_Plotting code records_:
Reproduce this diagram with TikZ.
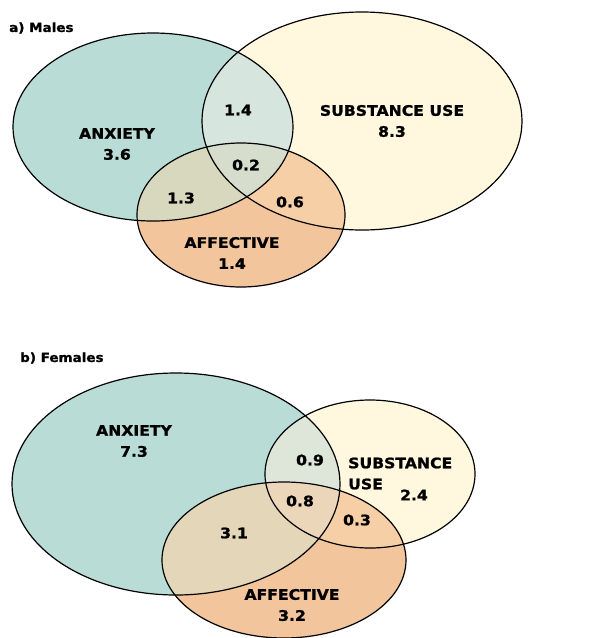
\documentclass[tikz,border=0pt]{standalone}
\usepackage{fontspec}
\setmainfont{DejaVu Sans}
\newfontfamily\labfont[FakeStretch=1.08, FakeBold=1.2]{DejaVu Sans Bold}
\definecolor{cA}{RGB}{185,221,214}
\definecolor{cS}{RGB}{255,248,222}
\definecolor{cF}{RGB}{243,197,156}
\definecolor{cAS}{RGB}{214,230,222}
\definecolor{cAF}{RGB}{215,216,190}
\definecolor{cSF}{RGB}{246,207,166}
\definecolor{cASF}{RGB}{214,221,204}
\definecolor{fAF}{RGB}{228,214,184}
\definecolor{fASF}{RGB}{236,214,186}
\definecolor{fAS}{RGB}{222,230,218}
\begin{document}
\begin{tikzpicture}[x=1pt,y=-1pt,
  lab/.style={font=\labfont\fontsize{14.5}{21}\selectfont, align=center, inner sep=0pt},
  ttl/.style={font=\labfont\fontsize{12.5}{14}\selectfont, anchor=west, inner sep=0pt},
  outline/.style={draw=black, line width=1.2pt}]
\useasboundingbox (0,0) rectangle (590,638);
% ---------- a) Males ----------
\def\MA{(153,127) ellipse [x radius=140pt, y radius=94pt]}
\def\MS{(362,121) ellipse [x radius=160pt, y radius=109pt]}
\def\MF{(241,215) ellipse [x radius=104pt, y radius=72pt]}
\fill[cS] \MS;
\fill[cA] \MA;
\fill[cF] \MF;
\begin{scope}\clip \MA; \fill[cAS] \MS; \end{scope}
\begin{scope}\clip \MA; \fill[cAF] \MF; \end{scope}
\begin{scope}\clip \MS; \fill[cSF] \MF; \end{scope}
\begin{scope}\clip \MA; \clip \MS; \fill[cASF] \MF; \end{scope}
\draw[outline] \MA;
\draw[outline] \MS;
\draw[outline] \MF;
\node[ttl] (tm) at (9,28) {a) Males};
\node[lab] (ma) at (117,144) {ANXIETY\\3.6};
\node[lab] (ms) at (392,121) {SUBSTANCE USE\\8.3};
\node[lab] (mf) at (232,253) {AFFECTIVE\\1.4};
\node[lab] (mas) at (238,110) {1.4};
\node[lab] (masf) at (246,165) {0.2};
\node[lab] (maf) at (181,198) {1.3};
\node[lab] (msf) at (290,202) {0.6};
% ---------- b) Females ----------
\def\FA{(176,484) ellipse [x radius=164pt, y radius=111pt]}
\def\FS{(370,474) ellipse [x radius=105pt, y radius=74pt]}
\def\FF{(284,560) ellipse [x radius=122pt, y radius=78pt]}
\fill[cS] \FS;
\fill[cA] \FA;
\fill[cF] \FF;
\begin{scope}\clip \FA; \fill[fAS] \FS; \end{scope}
\begin{scope}\clip \FA; \fill[fAF] \FF; \end{scope}
\begin{scope}\clip \FS; \fill[cSF] \FF; \end{scope}
\begin{scope}\clip \FA; \clip \FS; \fill[fASF] \FF; \end{scope}
\draw[outline] \FA;
\draw[outline] \FS;
\draw[outline] \FF;
\node[ttl] (tf) at (20,358) {b) Females};
\node[lab] (fa) at (134,441) {ANXIETY\\7.3};
\node[lab, anchor=west] (fs) at (348,463) {SUBSTANCE};
\node[lab, anchor=west] (fu) at (348,484) {USE};
\node[lab] (fsn) at (414,495) {2.4};
\node[lab] (fas) at (310,460) {0.9};
\node[lab] (fasf) at (300,501) {0.8};
\node[lab] (fsf) at (357,520) {0.3};
\node[lab] (faf) at (234,533) {3.1};
\node[lab] (ff) at (292,605) {AFFECTIVE\\3.2};
\end{tikzpicture}
\end{document}
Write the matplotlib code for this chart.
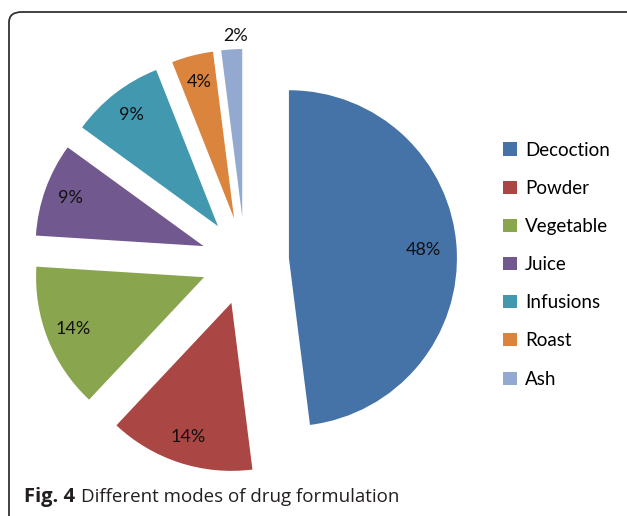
import matplotlib
matplotlib.use("Agg")
import matplotlib.pyplot as plt
from matplotlib.patches import FancyBboxPatch
import numpy as np

modes = ["Decoction", "Powder", "Vegetable", "Juice", "Infusions", "Roast", "Ash"]
shares = [48, 14, 14, 9, 9, 4, 2]
colors = ["#4572A7", "#AA4643", "#89A54E", "#71588F", "#4198AF", "#DB843D", "#93A9CF"]

W, H = 627, 516
R = 168.0               # pie radius in pixels
cx, cy = 245, 261       # pie centre, pixels from top-left
EXPL = 0.262

fig = plt.figure(figsize=(W / 100, H / 100), dpi=100)
ax = fig.add_axes([0, 0, 1, 1])

wedges, texts, autotexts = ax.pie(
    shares, colors=colors, startangle=90, counterclock=False,
    radius=1.0, explode=[EXPL] * len(shares),
    autopct="%d%%", pctdistance=0.84,
    textprops=dict(fontsize=13, family="Lato", color="#111111"),
    wedgeprops=dict(linewidth=0),
)

# the smallest share gets its label outside the slice
ang = np.deg2rad(90 - 360 * (sum(shares[:-1]) + shares[-1] / 2) / 100)
autotexts[-1].set_position(((1 + EXPL + 0.08) * np.cos(ang) + 0.03,
                            (1 + EXPL + 0.08) * np.sin(ang)))
# the large slice label sits a little closer to the tip
ang0 = np.deg2rad(90 - 360 * shares[0] / 200)
autotexts[0].set_position(((EXPL + 0.80) * np.cos(ang0),
                           (EXPL + 0.80) * np.sin(ang0)))

ax.set_xlim(-cx / R, (W - cx) / R)
ax.set_ylim(-(H - cy) / R, cy / R)
ax.set_aspect("equal")
ax.axis("off")

leg = ax.legend(wedges, modes, loc="upper left",
                bbox_to_anchor=(496 / W, 1 - 134 / H), bbox_transform=fig.transFigure,
                frameon=False, prop=dict(family="Lato", size=13.5),
                handlelength=0.7, handleheight=0.7, handletextpad=0.45,
                labelspacing=1.13, borderaxespad=0)

# rounded frame around the figure panel
frame = FancyBboxPatch((9 / W, -10 / H), (W + 20 - 9) / W, (H - 12 + 10) / H,
                       boxstyle="round,pad=0,rounding_size=0.02",
                       transform=fig.transFigure, fill=False,
                       edgecolor="#333333", linewidth=1.3)
fig.patches.append(frame)

# caption: bold figure number followed by the title
cap_y = 1 - 497 / H
fig_no = fig.text(24 / W, cap_y, "Fig. 4", fontsize=14.5, fontweight="bold",
                  family="Open Sans", color="#231f20", va="center")
renderer = fig.canvas.get_renderer()
bb = fig_no.get_window_extent(renderer)
fig.text((bb.x1 + 6) / W, cap_y, "Different modes of drug formulation", fontsize=13.5,
         family="Open Sans", color="#231f20", va="center")

fig.savefig("out.png", dpi=100)
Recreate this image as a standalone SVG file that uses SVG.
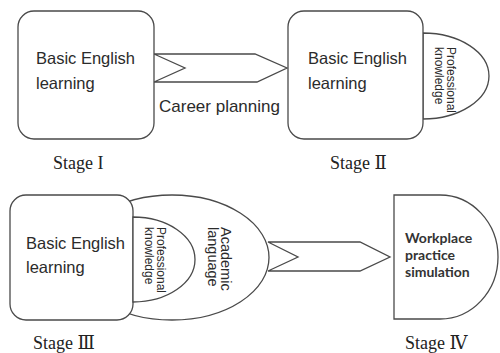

_SHORT EXERCISE_: Write out each line of the data exactly; the images should be left out.

_FULL SOLUTION_:
Reproduce this diagram with TikZ.
\documentclass[tikz,border=0pt]{standalone}
\usepackage{fontspec}
\setmainfont{DejaVu Sans}
\newfontfamily\labfont[FakeStretch=1.08, FakeBold=1.2]{DejaVu Sans Bold}
\definecolor{cA}{RGB}{185,221,214}
\definecolor{cS}{RGB}{255,248,222}
\definecolor{cF}{RGB}{243,197,156}
\definecolor{cAS}{RGB}{214,230,222}
\definecolor{cAF}{RGB}{215,216,190}
\definecolor{cSF}{RGB}{246,207,166}
\definecolor{cASF}{RGB}{214,221,204}
\definecolor{fAF}{RGB}{228,214,184}
\definecolor{fASF}{RGB}{236,214,186}
\definecolor{fAS}{RGB}{222,230,218}
\begin{document}
\begin{tikzpicture}[x=1pt,y=-1pt,
  lab/.style={font=\labfont\fontsize{14.5}{21}\selectfont, align=center, inner sep=0pt},
  ttl/.style={font=\labfont\fontsize{12.5}{14}\selectfont, anchor=west, inner sep=0pt},
  outline/.style={draw=black, line width=1.2pt}]
\useasboundingbox (0,0) rectangle (590,638);
% ---------- a) Males ----------
\def\MA{(153,127) ellipse [x radius=140pt, y radius=94pt]}
\def\MS{(362,121) ellipse [x radius=160pt, y radius=109pt]}
\def\MF{(241,215) ellipse [x radius=104pt, y radius=72pt]}
\fill[cS] \MS;
\fill[cA] \MA;
\fill[cF] \MF;
\begin{scope}\clip \MA; \fill[cAS] \MS; \end{scope}
\begin{scope}\clip \MA; \fill[cAF] \MF; \end{scope}
\begin{scope}\clip \MS; \fill[cSF] \MF; \end{scope}
\begin{scope}\clip \MA; \clip \MS; \fill[cASF] \MF; \end{scope}
\draw[outline] \MA;
\draw[outline] \MS;
\draw[outline] \MF;
\node[ttl] (tm) at (9,28) {a) Males};
\node[lab] (ma) at (117,144) {ANXIETY\\3.6};
\node[lab] (ms) at (392,121) {SUBSTANCE USE\\8.3};
\node[lab] (mf) at (232,253) {AFFECTIVE\\1.4};
\node[lab] (mas) at (238,110) {1.4};
\node[lab] (masf) at (246,165) {0.2};
\node[lab] (maf) at (181,198) {1.3};
\node[lab] (msf) at (290,202) {0.6};
% ---------- b) Females ----------
\def\FA{(176,484) ellipse [x radius=164pt, y radius=111pt]}
\def\FS{(370,474) ellipse [x radius=105pt, y radius=74pt]}
\def\FF{(284,560) ellipse [x radius=122pt, y radius=78pt]}
\fill[cS] \FS;
\fill[cA] \FA;
\fill[cF] \FF;
\begin{scope}\clip \FA; \fill[fAS] \FS; \end{scope}
\begin{scope}\clip \FA; \fill[fAF] \FF; \end{scope}
\begin{scope}\clip \FS; \fill[cSF] \FF; \end{scope}
\begin{scope}\clip \FA; \clip \FS; \fill[fASF] \FF; \end{scope}
\draw[outline] \FA;
\draw[outline] \FS;
\draw[outline] \FF;
\node[ttl] (tf) at (20,358) {b) Females};
\node[lab] (fa) at (134,441) {ANXIETY\\7.3};
\node[lab, anchor=west] (fs) at (348,463) {SUBSTANCE};
\node[lab, anchor=west] (fu) at (348,484) {USE};
\node[lab] (fsn) at (414,495) {2.4};
\node[lab] (fas) at (310,460) {0.9};
\node[lab] (fasf) at (300,501) {0.8};
\node[lab] (fsf) at (357,520) {0.3};
\node[lab] (faf) at (234,533) {3.1};
\node[lab] (ff) at (292,605) {AFFECTIVE\\3.2};
\end{tikzpicture}
\end{document}
Write the matplotlib code for this chart.
import matplotlib
matplotlib.use("Agg")
import matplotlib.pyplot as plt
from matplotlib.patches import FancyBboxPatch
import numpy as np

modes = ["Decoction", "Powder", "Vegetable", "Juice", "Infusions", "Roast", "Ash"]
shares = [48, 14, 14, 9, 9, 4, 2]
colors = ["#4572A7", "#AA4643", "#89A54E", "#71588F", "#4198AF", "#DB843D", "#93A9CF"]

W, H = 627, 516
R = 168.0               # pie radius in pixels
cx, cy = 245, 261       # pie centre, pixels from top-left
EXPL = 0.262

fig = plt.figure(figsize=(W / 100, H / 100), dpi=100)
ax = fig.add_axes([0, 0, 1, 1])

wedges, texts, autotexts = ax.pie(
    shares, colors=colors, startangle=90, counterclock=False,
    radius=1.0, explode=[EXPL] * len(shares),
    autopct="%d%%", pctdistance=0.84,
    textprops=dict(fontsize=13, family="Lato", color="#111111"),
    wedgeprops=dict(linewidth=0),
)

# the smallest share gets its label outside the slice
ang = np.deg2rad(90 - 360 * (sum(shares[:-1]) + shares[-1] / 2) / 100)
autotexts[-1].set_position(((1 + EXPL + 0.08) * np.cos(ang) + 0.03,
                            (1 + EXPL + 0.08) * np.sin(ang)))
# the large slice label sits a little closer to the tip
ang0 = np.deg2rad(90 - 360 * shares[0] / 200)
autotexts[0].set_position(((EXPL + 0.80) * np.cos(ang0),
                           (EXPL + 0.80) * np.sin(ang0)))

ax.set_xlim(-cx / R, (W - cx) / R)
ax.set_ylim(-(H - cy) / R, cy / R)
ax.set_aspect("equal")
ax.axis("off")

leg = ax.legend(wedges, modes, loc="upper left",
                bbox_to_anchor=(496 / W, 1 - 134 / H), bbox_transform=fig.transFigure,
                frameon=False, prop=dict(family="Lato", size=13.5),
                handlelength=0.7, handleheight=0.7, handletextpad=0.45,
                labelspacing=1.13, borderaxespad=0)

# rounded frame around the figure panel
frame = FancyBboxPatch((9 / W, -10 / H), (W + 20 - 9) / W, (H - 12 + 10) / H,
                       boxstyle="round,pad=0,rounding_size=0.02",
                       transform=fig.transFigure, fill=False,
                       edgecolor="#333333", linewidth=1.3)
fig.patches.append(frame)

# caption: bold figure number followed by the title
cap_y = 1 - 497 / H
fig_no = fig.text(24 / W, cap_y, "Fig. 4", fontsize=14.5, fontweight="bold",
                  family="Open Sans", color="#231f20", va="center")
renderer = fig.canvas.get_renderer()
bb = fig_no.get_window_extent(renderer)
fig.text((bb.x1 + 6) / W, cap_y, "Different modes of drug formulation", fontsize=13.5,
         family="Open Sans", color="#231f20", va="center")

fig.savefig("out.png", dpi=100)
Recreate this image as a standalone SVG file that uses SVG.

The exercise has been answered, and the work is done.